Contro le enoteche monoetniche di Milano, affollate di esseri inutili
Ci voleva Camilla Baresani col suo nuovo romanzo per mostrare le storture di una metropoli umanovora
Camilla Baresani mi perdoni. Nel campo della fisiologia della coppia non la batte nessuno ma del suo ultimo romanzo, “Gelosia” (La nave di Teseo), preferisco notare lo sguardo acuto sulla fisiologia della città. Sarà che le coppie non mi interessano mentre le città mi ossessionano. In particolare Milano, metropoli umanovora (quanti giovani meridionali risucchiati lassù).
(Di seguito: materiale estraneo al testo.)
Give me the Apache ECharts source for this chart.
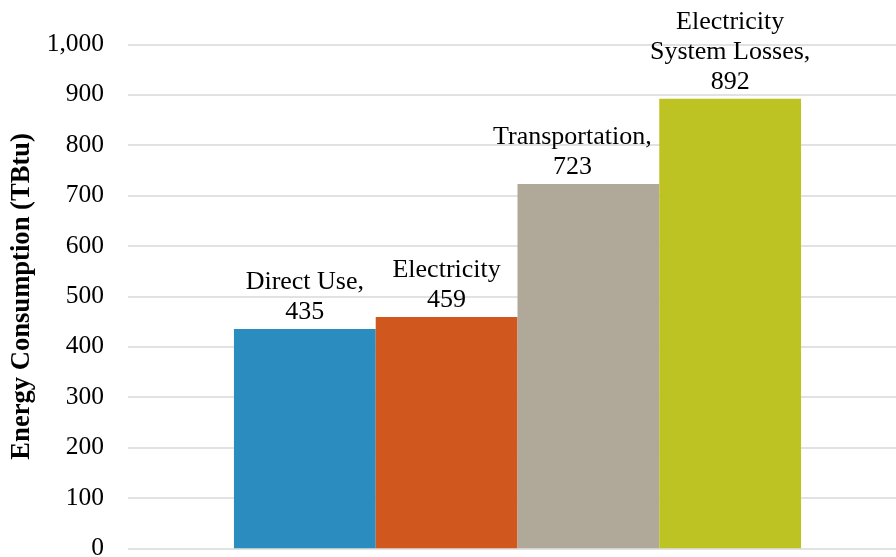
<!DOCTYPE html>
<html>
<head>
<meta charset="utf-8">
<script src="https://cdn.jsdelivr.net/npm/echarts@6/dist/echarts.min.js"></script>
<style>
  html, body { margin: 0; padding: 0; background: #fff; }
  #chart { width: 896px; height: 557px; }
</style>
</head>
<body>
<div id="chart"></div>
<script>
// Energy consumption by end use (TBtu)
const categories = ['Direct Use', 'Electricity', 'Transportation', 'Electricity System Losses'];
const values = [435, 459, 723, 892];
const labelLines = [['Direct Use,'], ['Electricity'], ['Transportation,'], ['Electricity', 'System Losses,']];
const barColors = ['#2b8cbf', '#d0581f', '#b0a898', '#bcc322'];
const yMin = 0;
const yMax = 1000;
const yStep = 100;
const yAxisTitle = 'Energy Consumption (TBtu)';

const FONT = '"Liberation Serif", "Times New Roman", serif';

const series = categories.map((name, i) => ({
  name: name,
  type: 'bar',
  data: [values[i]],
  barGap: 0,
  barCategoryGap: '27.2%',
  itemStyle: { color: barColors[i] },
  emphasis: { disabled: true },
  label: {
    show: true,
    position: 'top',
    distance: 2,
    offset: i === 2 ? [-16, 0] : [0, 0],
    fontFamily: FONT,
    fontSize: 26,
    lineHeight: 30,
    color: '#000',
    align: 'center',
    formatter: (p) => labelLines[i].join('\n') + '\n' + p.value
  }
}));

const chart = echarts.init(document.getElementById('chart'), null, { renderer: 'canvas' });
chart.setOption({
  animation: false,
  grid: {
    left: 128, right: -11, top: 44.4, bottom: 8.7,
    containLabel: false,
    outerBoundsMode: 'none'
  },
  xAxis: {
    type: 'category',
    data: ['Energy'],
    axisLine: { show: false },
    axisTick: { show: false },
    axisLabel: { show: false }
  },
  yAxis: {
    type: 'value',
    min: yMin,
    max: yMax,
    interval: yStep,
    name: yAxisTitle,
    nameLocation: 'middle',
    nameGap: 90,
    nameTextStyle: { fontFamily: FONT, fontSize: 26.6, fontWeight: 'bold', color: '#000' },
    axisLine: { show: false },
    axisTick: { show: false },
    axisLabel: {
      margin: 24,
      fontFamily: FONT,
      fontSize: 25.5,
      color: '#000',
      formatter: (v) => v.toLocaleString('en-US')
    },
    splitLine: { lineStyle: { color: '#d9d9d9', width: 1.5 } }
  },
  series: series
});
</script>
</body>
</html>
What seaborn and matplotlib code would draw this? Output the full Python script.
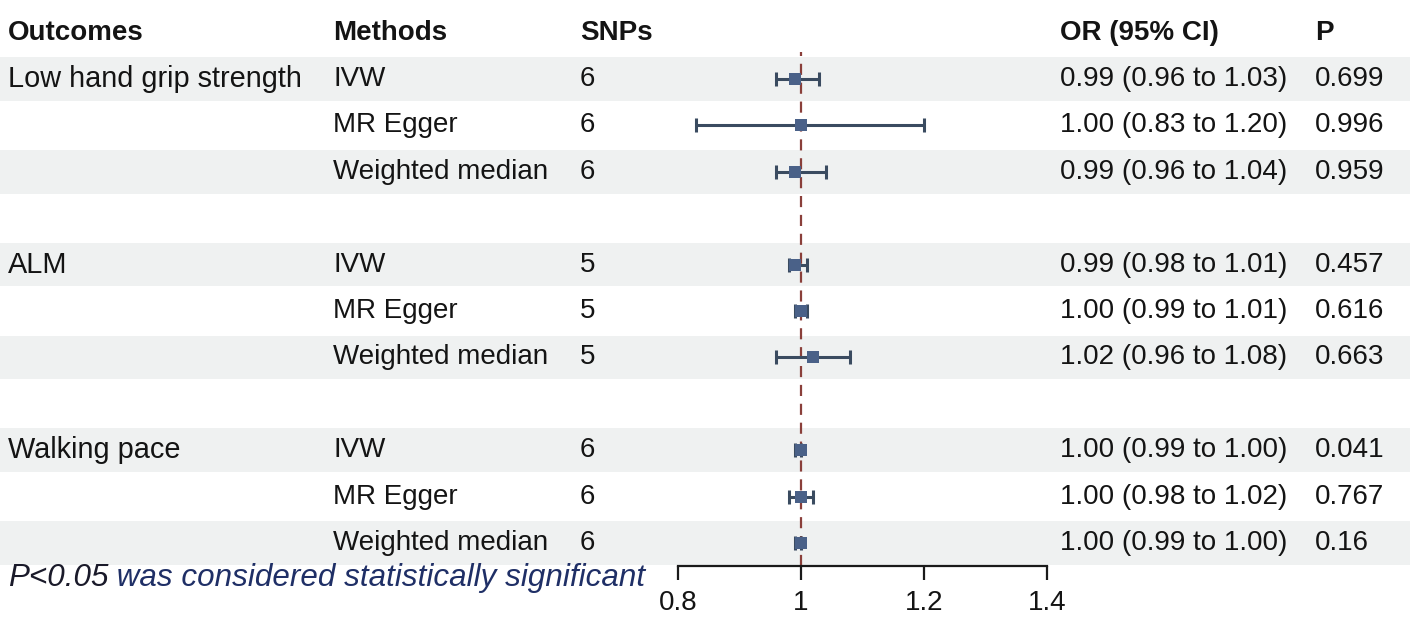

Solo Camilla resiste alla sirena delle magnifiche sorti e progressive che immancabilmente scatta quando si parla di Milano, scrivendo con realismo e scetticismo dei “piccoli orrori multietnici di via Padova” così come delle enoteche monoetniche affollate di “esseri inutili” (i “gagliardi minchioni che si avvinazzavano da Champagne Socialist”). E dell’alienante, fin dal nome, quartiere City Life: “Sul loro passato che stava per svanire incombevano le sagome del Dritto e dello Storto, oltre al cantiere del Curvo. I tre grattacieli di Isozaki, Hadid e Libeskind che nella vulgata promozionale dovevano rendere belle, moderne e internazionali le loro vite formichinesche”. Ci voleva Camilla Baresani per mostrare i grattacieli come un ideale da insetti.